Karta techniczna Phone (3) zdradza, że w kwestii ekranu nie powinniśmy spodziewać się cudów. Panel OLED o przekątnej 6,67 cala, rozdzielczości nieco wyższej od Full HD+ i częstotliwości odświeżania 120 Hz raczej nie powinien nikogo zaskoczyć w tym segmencie. Tym bardziej, że lista mniej kluczowych funkcji nie jest również przesadnie bogata – jest więc ściemnianie PWM 960 Hz, ograniczające migotanie przy niskiej jasności ekranu, obsługa standardu HDR10+ czy jasność osiągająca do 4500 nitów.

W praktyce ekran jest po prostu satysfakcjonujący. Pracuje z typową jak na 2025 rok płynnością, choć w tej klasie urządzeń wypadałoby pokusić się o wsaprcie LTPO, podświetlenie umożliwia używanie wyświetlacza w silniejszym słońcu bez znacznej utraty czytelności, a domyślna konfiguracja barw zapewnia śliczny obraz.

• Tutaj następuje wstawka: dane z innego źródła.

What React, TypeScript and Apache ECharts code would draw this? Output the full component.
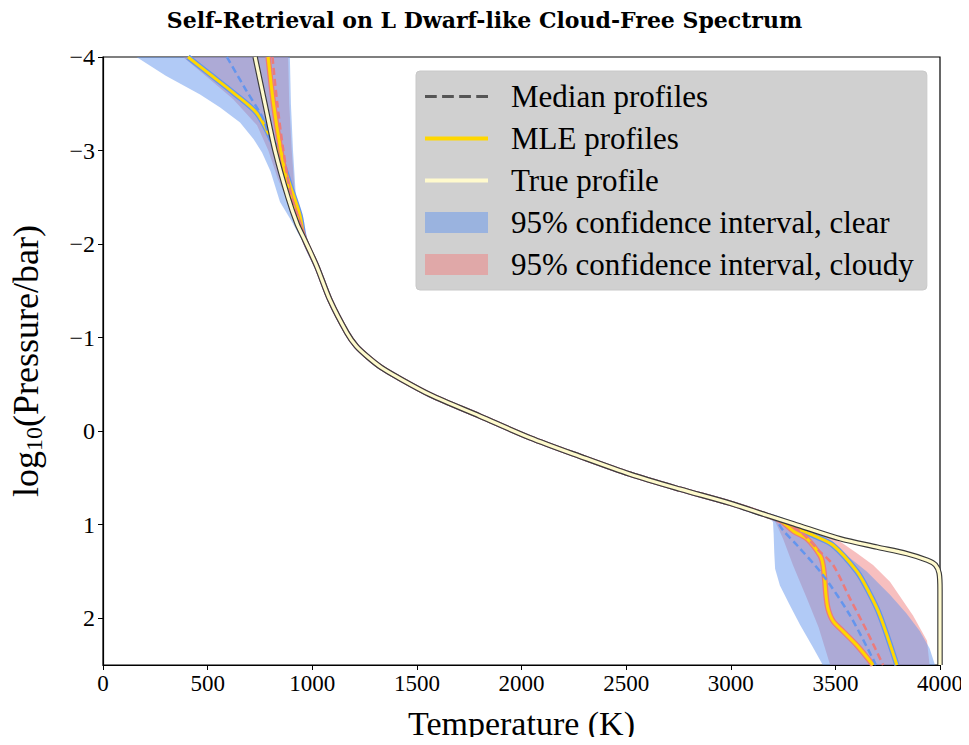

Kiedy jednak zaczyna się grzebać w ustawieniach odczuwa się pewien niedosyt. Otwarcie sekcji korekcji obrazu ogranicza się do dwóch ustawień i spektrum „ciepły/zimny”. Podobnie z Always on Display – sprzęt oferuje zaledwie kilka opcji i bardzo proste ficzery. Jak na firmę, która ceni sobie unikalność, można było pokusić się o coś więcej.

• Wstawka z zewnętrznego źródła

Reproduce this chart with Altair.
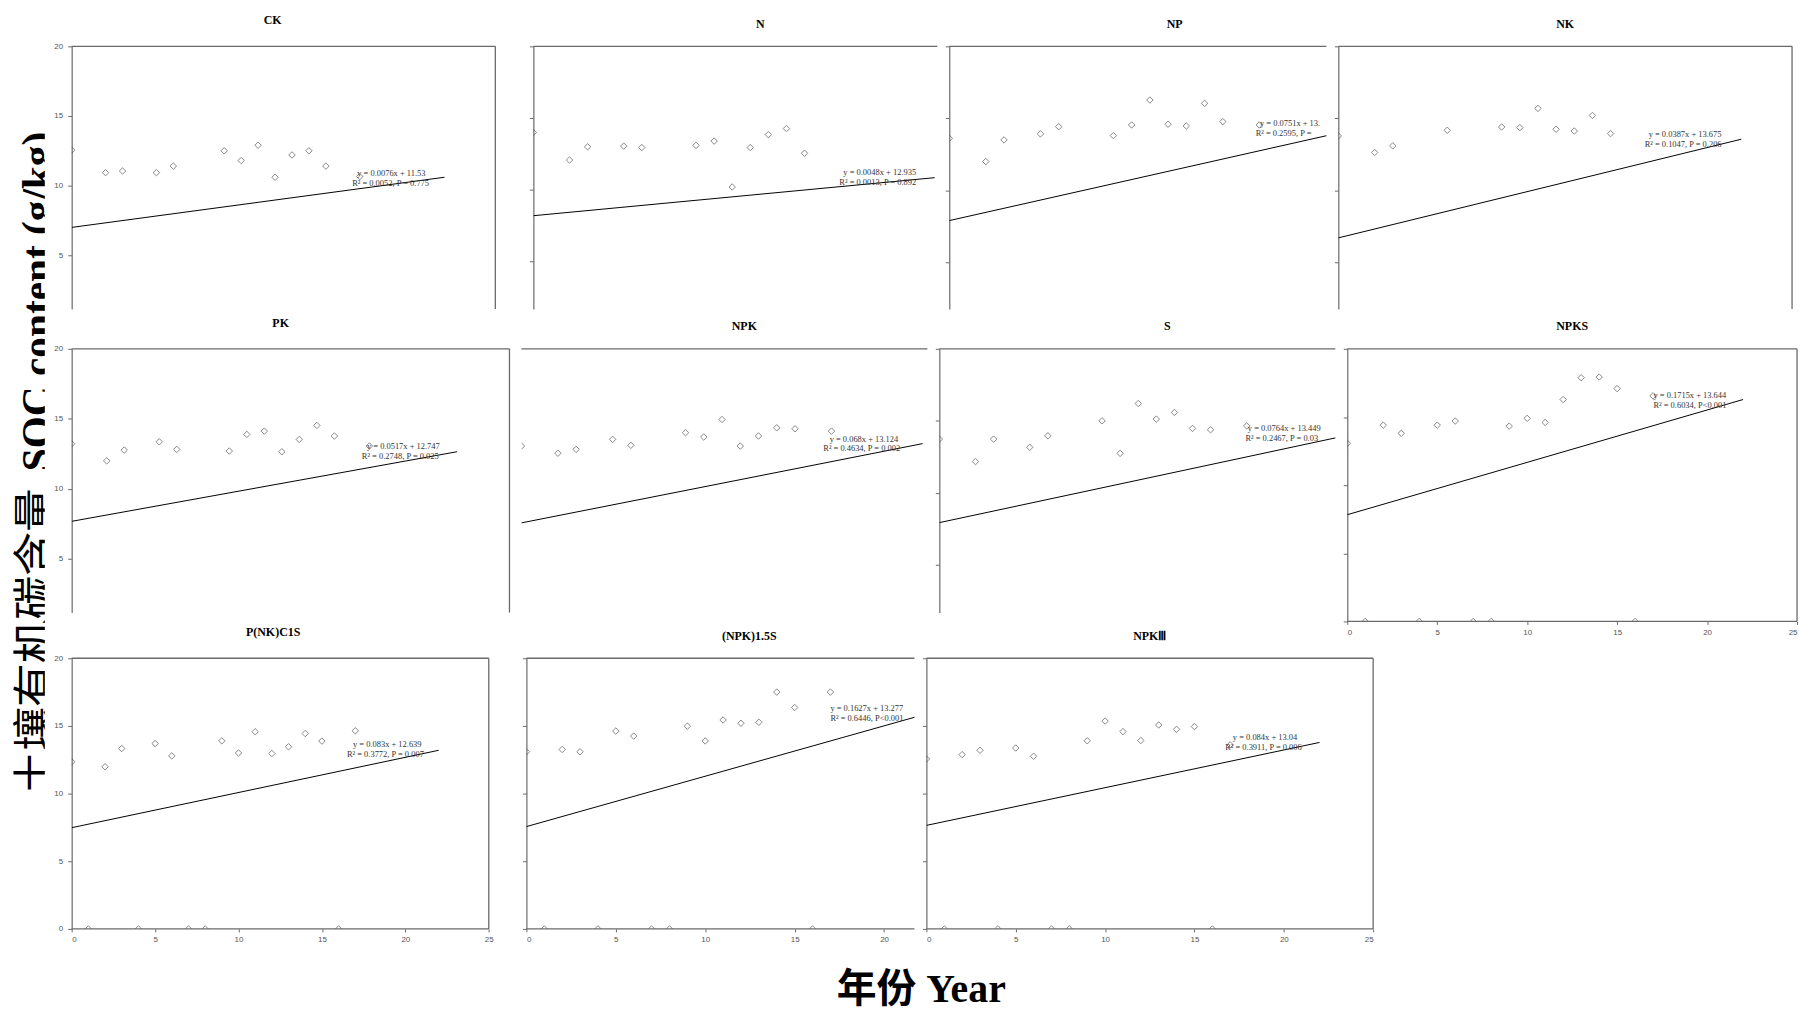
import altair as alt
import pandas as pd

# ---------------- data ----------------
YEARS = list(range(18))
TREATMENTS = ["CK", "N", "NP", "NK", "PK", "NPK", "S", "NPKS",
              "P(NK)C1S", "(NPK)1.5S", "NPKⅢ"]

SOC_CK = [12.55, 0, 10.93, 11.05, 0, 10.93, 11.4, 0, 0, 12.5, 11.8, 12.9, 10.6, 12.2, 12.5, 11.4, 0, 10.65]
SOC_N = [14.0, 0, 12.08, 13.0, 0, 13.05, 12.95, 0, 0, 13.1, 13.4, 10.2, 12.95, 13.85, 14.27, 12.55, 0, None]
SOC_NP = [13.62, 0, 12.0, 13.5, 0, 13.92, 14.42, 0, 0, 13.8, 14.54, 16.27, 14.59, 14.47, 16.04, 14.77, 0, 14.54]
SOC_NK = [13.78, 0, 12.63, 13.09, 0, None, 14.17, 0, 0, 14.4, 14.35, 15.69, 14.24, 14.12, 15.2, 13.94, 0, None]
SOC_PK = [13.22, 0, 12.0, 12.77, 0, 13.36, 12.82, 0, 0, 12.7, 13.89, 14.12, 12.65, 13.53, 14.53, 13.77, 0, 13.06]
SOC_NPK = [13.23, 0, 12.73, 13.0, 0, 13.7, 13.28, 0, 0, 14.16, 13.86, 15.08, 13.23, 13.93, 14.5, 14.43, 0, 14.27]
SOC_S = [13.73, 0, 12.17, 13.73, 0, 13.16, 13.96, 0, 0, 15.0, 12.74, 16.2, 15.12, 15.58, 14.47, 14.38, 0, 14.65]
SOC_NPKS = [13.07, 0, 14.4, 13.8, 0, 14.4, 14.7, 0, 0, 14.33, 14.9, 14.6, 16.28, 17.88, 17.93, 17.08, 0, 16.55]
SOC_PNKC1S = [12.35, 0, 11.98, 13.33, 0, 13.7, 12.79, 0, 0, 13.9, 13.0, 14.57, 12.96, 13.46, 14.44, 13.88, 0, 14.64]
SOC_NPK15S = [13.09, 0, 13.26, 13.09, 0, 14.62, 14.25, 0, 0, 14.98, 13.89, 15.44, 15.2, 15.27, 17.5, 16.36, 0, 17.5]
SOC_NPKM = [12.56, 0, 12.88, 13.2, 0, 13.37, 12.76, 0, 0, 13.9, 15.36, 14.58, 13.92, 15.07, 14.75, 14.95, 0, 13.6]

SOC = [SOC_CK, SOC_N, SOC_NP, SOC_NK, SOC_PK, SOC_NPK, SOC_S, SOC_NPKS,
       SOC_PNKC1S, SOC_NPK15S, SOC_NPKM]

# trend line: value at year 0, end year, value at end year
TREND_Y0 = [7.0, 8.2, 7.9, 6.7, 7.68, 7.88, 7.93, 7.83, 7.48, 7.56, 7.65]
TREND_X1 = [22.0, 22.2, 22.0, 22.2, 22.0, 22.0, 22.0, 22.0, 22.0, 22.0, 22.0]
TREND_Y1 = [10.6, 10.85, 14.17, 13.55, 12.65, 13.4, 13.84, 16.28, 13.2, 15.75, 13.78]

EQ_LINE1 = ["y = 0.0076x + 11.53", "y = 0.0048x + 12.935", "y = 0.0751x + 13.",
            "y = 0.0387x + 13.675", "y = 0.0517x + 12.747", "y = 0.068x + 13.124",
            "y = 0.0764x + 13.449", "y = 0.1715x + 13.644", "y = 0.083x + 12.639",
            "y = 0.1627x + 13.277", "y = 0.084x + 13.04"]
EQ_LINE2 = ["R² = 0.0052, P = 0.775", "R² = 0.0013, P = 0.892", "R² = 0.2595, P = ",
            "R² = 0.1047, P = 0.206", "R² = 0.2748, P = 0.025", "R² = 0.4634, P = 0.002",
            "R² = 0.2467, P = 0.03", "R² = 0.6034, P<0.001", "R² = 0.3772, P = 0.007",
            "R² = 0.6446, P<0.001", "R² = 0.3911, P = 0.006"]

Y_TITLE_CJK = "土壤有机碳含量"
Y_TITLE_LAT = "SOC content (g/kg)"
X_TITLE = "年份 Year"

# ---------------- layout (sizes, domains, positions) ----------------
LAYOUT = [
    dict(w=452, h=264, xmax=26.54, ymin=1.14, ylab=True, xax=False, lax=True, dx=-24, ep=(16.85, 10.9, 16.55, 10.2)),
    dict(w=406, h=264, xmax=22.35, ymin=1.70, ylab=False, xax=False, lax=True, dx=25, ep=(17.15, 11.22, 16.93, 10.53)),
    dict(w=379, h=264, xmax=20.68, ymin=1.76, ylab=False, xax=False, lax=True, dx=37, ep=(17.04, 14.7, 16.8, 13.97)),
    dict(w=456, h=264, xmax=25.0, ymin=1.76, ylab=False, xax=False, lax=True, dx=0, ep=(17.1, 13.9, 16.88, 13.2)),
    dict(w=440, h=265, xmax=25.0, ymin=1.17, ylab=True, xax=False, lax=True, dx=-10, ep=(16.86, 13.03, 16.57, 12.35)),
    dict(w=408, h=265, xmax=22.26, ymin=1.64, ylab=False, xax=False, lax=False, dx=20, ep=(16.9, 13.74, 16.55, 13.07)),
    dict(w=398, h=265, xmax=21.9, ymin=1.69, ylab=False, xax=False, lax=True, dx=30, ep=(17.06, 14.47, 16.93, 13.78)),
    dict(w=452, h=274, xmax=25.0, ymin=0.0, ylab=False, xax=True, lax=True, dx=0, ep=(17.02, 16.6, 17.02, 15.9)),
    dict(w=445, h=272, xmax=26.54, ymin=0.0, ylab=True, xax=True, lax=True, dx=-20, ep=(16.86, 13.65, 16.5, 12.9)),
    dict(w=390, h=272, xmax=21.7, ymin=0.0, ylab=False, xax=True, lax=True, dx=29, ep=(17.0, 16.31, 17.0, 15.58)),
    dict(w=449, h=272, xmax=25.0, ymin=0.0, ylab=False, xax=True, lax=True, dx=0, ep=(17.15, 14.16, 16.72, 13.43)),
]

FRAME_COLOR = "#6a6a6a"
LABEL_FONT = "Liberation Sans"


def panel(i):
    L = LAYOUT[i]
    xmax, ymin = L["xmax"], L["ymin"]
    xs = alt.Scale(domain=[0, xmax], nice=False, zero=False)
    ys = alt.Scale(domain=[ymin, 20], nice=False, zero=False)
    yvals = [v for v in [0, 5, 10, 15, 20] if v >= ymin]
    yaxis = alt.Axis(values=yvals, labels=L["ylab"], ticks=L["lax"], domain=L["lax"],
                     tickSize=4, labelPadding=5, labelFontSize=8, labelFont=LABEL_FONT,
                     labelColor="#555", tickColor=FRAME_COLOR, domainColor=FRAME_COLOR,
                     domainWidth=1.2, grid=False, title=None, format="d")
    if L["xax"]:
        xaxis = alt.Axis(values=[v for v in [0, 5, 10, 15, 20, 25] if v <= xmax],
                         domain=False, tickSize=3, labelPadding=4, labelFontSize=8,
                         labelFont=LABEL_FONT, labelColor="#555", tickColor=FRAME_COLOR,
                         grid=False, title=None, format="d")
    else:
        xaxis = None

    def X(field):
        return alt.X(field, scale=xs, axis=xaxis)

    def Y(field):
        return alt.Y(field, scale=ys, axis=yaxis)

    pts_df = pd.DataFrame({"year": YEARS, "soc": SOC[i]}).dropna()
    pts = alt.Chart(pts_df).mark_point(
        shape="diamond", filled=False, size=42, strokeWidth=0.9, color="#444", clip=True
    ).encode(x=X("year:Q"), y=Y("soc:Q"))

    tr_df = pd.DataFrame({"year": [0.0, TREND_X1[i]], "soc": [TREND_Y0[i], TREND_Y1[i]]})
    trend = alt.Chart(tr_df).mark_line(color="black", strokeWidth=1, clip=True).encode(
        x=X("year:Q"), y=Y("soc:Q")
    )

    ep = L["ep"]
    eq_df = pd.DataFrame({"year": [ep[0], ep[2]], "soc": [ep[1], ep[3]],
                          "t": [EQ_LINE1[i], EQ_LINE2[i]]})
    eq = alt.Chart(eq_df).mark_text(
        align="left", baseline="middle", font="Liberation Serif", fontSize=8.5,
        color="#333", clip=True
    ).encode(x=X("year:Q"), y=Y("soc:Q"), text="t:N")

    xr = min(25.0, xmax)
    fx, fx2, fy, fy2 = [0.0], [xr], [20.0], [20.0]
    if xmax >= 25:
        fx.append(25.0); fx2.append(25.0); fy.append(ymin); fy2.append(20.0)
    if L["xax"]:
        fx.append(0.0); fx2.append(xr); fy.append(0.0); fy2.append(0.0)
    fr_df = pd.DataFrame({"year": fx, "x2": fx2, "soc": fy, "y2": fy2})
    frame = alt.Chart(fr_df).mark_rule(color=FRAME_COLOR, strokeWidth=1.3).encode(
        x=X("year:Q"), x2="x2:Q", y=Y("soc:Q"), y2="y2:Q"
    )

    return alt.layer(pts, trend, eq, frame).properties(
        width=L["w"], height=L["h"],
        title=alt.TitleParams(TREATMENTS[i], fontSize=12, font="Liberation Serif",
                              fontWeight="bold", offset=15, dx=L["dx"], frame="group",
                              anchor="middle", color="black"),
    )


row1 = alt.hconcat(*[panel(i) for i in range(0, 4)], spacing=12, bounds="flush")
row2 = alt.hconcat(*[panel(i) for i in range(4, 8)], spacing=12, bounds="flush")
row3 = alt.hconcat(*[panel(i) for i in range(8, 11)], spacing=12, bounds="flush")
lower = alt.vconcat(row2, row3, spacing=-10)
grid = alt.vconcat(row1, lower, spacing=7)

cjk = alt.Chart(pd.DataFrame({"t": [Y_TITLE_CJK]})).mark_text(
    angle=270, align="left", baseline="alphabetic", font="Noto Sans CJK SC",
    fontSize=44, color="black", clip=True
).encode(text="t:N", x=alt.value(38), y=alt.value(752))
lat = alt.Chart(pd.DataFrame({"t": [Y_TITLE_LAT]})).mark_text(
    angle=270, align="left", baseline="alphabetic", font="Liberation Serif",
    fontWeight="bold", fontSize=41.5, color="black", clip=True
).encode(text="t:N", x=alt.value(38), y=alt.value(427))
ytitle = alt.layer(cjk, lat).properties(width=32, height=880)

chart = alt.hconcat(ytitle, grid, spacing=9).properties(
    title=alt.TitleParams(X_TITLE, orient="bottom", fontSize=40,
                          font="Liberation Serif, 'Noto Sans CJK SC'", fontWeight="bold",
                          anchor="middle", offset=26, dx=16, color="black"),
    padding={"left": 5, "top": 4, "right": 5, "bottom": 5},
).configure_view(strokeWidth=0, stroke="transparent")

chart.save("out.html", embed_options={"renderer": "svg", "actions": False})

Na szczęście w kwestiach audio trudno jest wymyślać ciekawe funkcje co roku – zazwyczaj oczekuje się wsparcia jak największej liczby kodeków i jak najlepszego dźwięku płynącego z głośników. Tutaj wszystko jest na swoim miejscu – Phone (3) wyposażono w głośniki stereo, potrafiące zagrać głośno, nie zjadając żadnej z częstotliwości – choć przydało by się nieco więcej głębi. Dodatkowo pojawiło się wsparcie kodeków LDAC i LHDC, oczywiście obok typowych AAC i SBC.

Nothing Phone (3)

Wydajność

Producenci raczej nie są skłonni do używania układów mobilnych Snapdragon z serii 8s – najwidoczniej flagowiec nie może iść na półśrodki i musi stawiać na najmocniejsze SoC na rynku, inaczej przegra walkę o uwagę z modelami z niższej półki. Nic więc dziwnego, że sprzęty ze Snapdragonem 8s Gen 4 możemy policzyć na palcach jednej ręki.

Co zatem otrzymujemy, decydując się na Nothing Phone (3) w kwestii mocy? Najprościej nazwać to zeszłoroczną topką, gdyż jego wyniki pokrywają się z mocą Snapdragona 8 Gen 3. Widać to zarówno w Geekbench 6, jak i 3DMark. CPDT potwierdza za to obecność pamięci UFS 4.0, co przekłada się na natychmiastowy dostęp do plików czy wczytywanie dużych aplikacji.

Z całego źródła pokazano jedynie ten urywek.